**WHAT YOU HAVE TO DO:** Search the listing for "with" and copy every line where it appears.

**DATASET:**
*-*-*

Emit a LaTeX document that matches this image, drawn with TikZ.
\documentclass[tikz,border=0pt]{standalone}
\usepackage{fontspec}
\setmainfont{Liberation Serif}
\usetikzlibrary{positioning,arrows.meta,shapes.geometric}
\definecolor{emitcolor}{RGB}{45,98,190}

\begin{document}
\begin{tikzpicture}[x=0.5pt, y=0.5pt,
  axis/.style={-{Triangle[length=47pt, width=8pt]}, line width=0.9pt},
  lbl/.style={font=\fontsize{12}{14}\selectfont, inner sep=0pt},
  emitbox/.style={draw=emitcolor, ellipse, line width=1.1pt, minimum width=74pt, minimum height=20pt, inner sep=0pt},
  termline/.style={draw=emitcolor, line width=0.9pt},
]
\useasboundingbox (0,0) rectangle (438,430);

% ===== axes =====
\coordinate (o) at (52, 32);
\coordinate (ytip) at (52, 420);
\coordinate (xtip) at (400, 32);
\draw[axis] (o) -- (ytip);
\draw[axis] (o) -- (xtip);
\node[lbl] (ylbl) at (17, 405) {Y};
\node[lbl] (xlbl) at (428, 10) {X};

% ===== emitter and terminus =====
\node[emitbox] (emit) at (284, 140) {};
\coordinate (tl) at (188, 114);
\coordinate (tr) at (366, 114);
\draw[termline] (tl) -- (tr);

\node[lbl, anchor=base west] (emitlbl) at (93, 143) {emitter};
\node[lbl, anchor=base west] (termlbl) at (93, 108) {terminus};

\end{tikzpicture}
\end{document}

*-*-*

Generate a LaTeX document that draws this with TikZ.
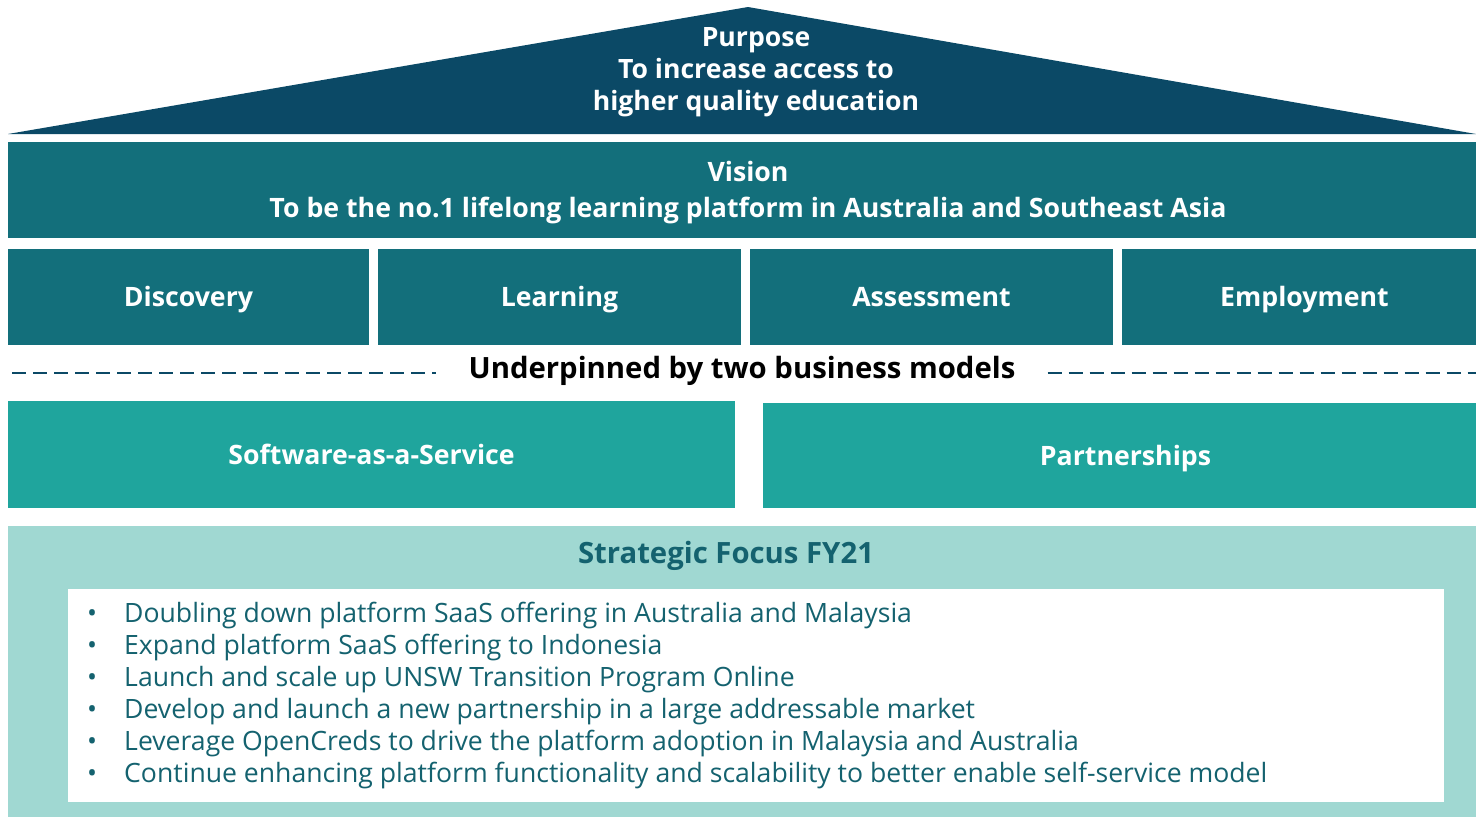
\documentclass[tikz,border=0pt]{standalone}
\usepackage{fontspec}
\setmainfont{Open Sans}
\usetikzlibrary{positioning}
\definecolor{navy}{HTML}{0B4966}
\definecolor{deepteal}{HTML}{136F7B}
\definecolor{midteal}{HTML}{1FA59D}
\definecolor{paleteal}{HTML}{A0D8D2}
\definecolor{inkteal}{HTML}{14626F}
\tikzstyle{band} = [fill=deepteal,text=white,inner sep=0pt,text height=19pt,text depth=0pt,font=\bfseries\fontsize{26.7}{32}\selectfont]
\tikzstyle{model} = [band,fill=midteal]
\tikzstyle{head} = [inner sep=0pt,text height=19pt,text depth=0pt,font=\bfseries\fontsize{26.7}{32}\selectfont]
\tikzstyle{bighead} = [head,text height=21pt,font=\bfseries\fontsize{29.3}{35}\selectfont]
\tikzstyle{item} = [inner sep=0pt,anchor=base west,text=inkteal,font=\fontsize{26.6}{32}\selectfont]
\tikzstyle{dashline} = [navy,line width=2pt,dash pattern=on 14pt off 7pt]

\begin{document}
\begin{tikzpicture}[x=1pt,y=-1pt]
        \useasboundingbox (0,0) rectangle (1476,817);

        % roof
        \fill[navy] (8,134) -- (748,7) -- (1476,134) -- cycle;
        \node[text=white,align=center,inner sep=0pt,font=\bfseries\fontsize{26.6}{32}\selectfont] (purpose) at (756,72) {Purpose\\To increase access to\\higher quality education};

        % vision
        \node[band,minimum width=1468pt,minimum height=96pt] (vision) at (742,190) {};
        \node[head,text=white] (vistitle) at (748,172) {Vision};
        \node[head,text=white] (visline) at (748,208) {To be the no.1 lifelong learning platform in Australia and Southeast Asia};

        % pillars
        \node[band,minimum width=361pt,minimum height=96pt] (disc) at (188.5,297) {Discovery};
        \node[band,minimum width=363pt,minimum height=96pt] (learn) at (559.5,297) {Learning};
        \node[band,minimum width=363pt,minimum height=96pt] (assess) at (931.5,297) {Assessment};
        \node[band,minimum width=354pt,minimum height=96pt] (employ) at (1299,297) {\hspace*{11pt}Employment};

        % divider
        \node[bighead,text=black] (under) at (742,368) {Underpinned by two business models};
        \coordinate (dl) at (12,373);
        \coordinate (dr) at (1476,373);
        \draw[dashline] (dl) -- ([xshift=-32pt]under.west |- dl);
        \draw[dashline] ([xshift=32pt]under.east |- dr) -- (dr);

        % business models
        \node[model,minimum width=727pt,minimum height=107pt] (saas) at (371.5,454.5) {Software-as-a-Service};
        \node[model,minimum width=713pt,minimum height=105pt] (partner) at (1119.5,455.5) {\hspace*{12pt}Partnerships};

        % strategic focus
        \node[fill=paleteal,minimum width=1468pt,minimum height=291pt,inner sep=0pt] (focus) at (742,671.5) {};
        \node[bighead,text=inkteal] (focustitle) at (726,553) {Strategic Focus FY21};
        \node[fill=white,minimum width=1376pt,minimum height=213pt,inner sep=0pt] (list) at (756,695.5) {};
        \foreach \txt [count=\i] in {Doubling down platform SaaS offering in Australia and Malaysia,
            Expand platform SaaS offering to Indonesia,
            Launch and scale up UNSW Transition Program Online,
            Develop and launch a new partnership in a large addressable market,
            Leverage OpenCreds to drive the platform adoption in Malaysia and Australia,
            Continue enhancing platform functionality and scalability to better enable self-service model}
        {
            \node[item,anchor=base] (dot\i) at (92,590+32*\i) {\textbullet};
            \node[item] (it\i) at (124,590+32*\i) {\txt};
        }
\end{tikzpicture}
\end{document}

*-*-*

**ANSWER TO THE EXERCISE:**
Emit a LaTeX document that matches this image, drawn with TikZ.
Generate a LaTeX document that draws this with TikZ.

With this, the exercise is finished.